Recently Google hosted a Conference on Scalability in Seattle where they talked about MapReduce, BigTable, and other distributed systems for large datasets. Listed here are the talks which are now available on Google video:
- Keynote I: MapReduce, BigTable, and Other Distributed System Abstractions for Handling Large Datasets by Jeff Dean, Google, Inc.
- Keynote II: Scaling Google for Every User Marissa Mayer, Vice President, Search Products & User Experience, Google, Inc.
- Lustre File System by Peter Braam, Founder and President, Cluster File Systems, Inc.
- SCTP's Reliability and Fault Tolerance by Brad Penoff, Mike Tsai, and Alan Wagner, The University of British Columbia Department of Computer Science.
- Scalable Test Selection Using Source Code Deltas by Ryan Gerard, Symantec Corporation.

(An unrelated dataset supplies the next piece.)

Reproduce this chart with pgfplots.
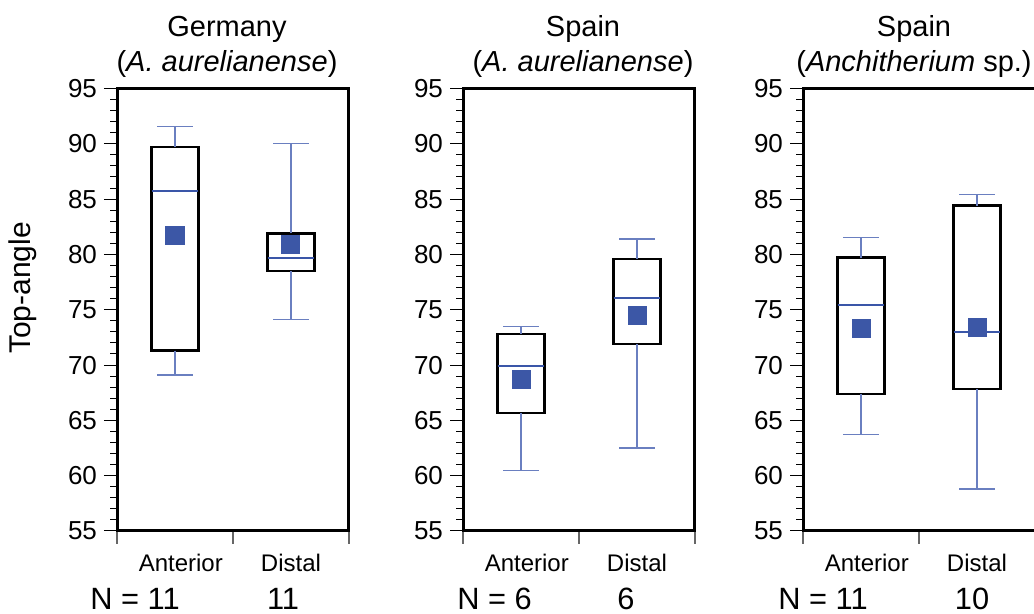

- VeriSign's Global DNS Infrastructure, Patrick Quaid, Technical Director and Scott Courtney, Principal Architect, VeriSign.
- Using MapReduce on Large Geographic Datasets, Barry Brummit, Software Engineer, Google, Inc.
- YouTube Scalability, Cuong Do, Engineering Manager, YouTube.
- Building a Scalable Resource Management, Khalid Ahmed, Platform Computing Corp.
- Lessons In Building Scalable Systems, Reza Behforooz, Google Inc.
(Kudo's to Greg Linden for compiling the list of videos.)
The video's provide some technical detail while Marissa Mayer's provides some insight into Google's big picture plans.
Google's technology however is closed so if you're interested in a solution that you can use then turning to open source projects is the way to go. And this is where Hadoop with HBase come in.
Hadoop is a framework for running applications on large clusters of commodity hardware. There's a lot of development going into Hadoop right now mostly being led by Doug Cutting and Owen O'Malley of Yahoo. In my experience if you implement Hadoop you really need to stay on top of it and tweak to suite your needs. To show how young Hadoop is, the current stable release is 0.13.0.
HBase is a distributed storage system for structured data and designed for storing very large amounts of data in a distributed environment. It's intent is to be similar in function to Google's Bigtable which is used with the Google File System. Hbase will provide Bigtable-like capabilities on top of Hadoop.
While these projects are still in their infancy the open source model is leading to rapid development in these technologies.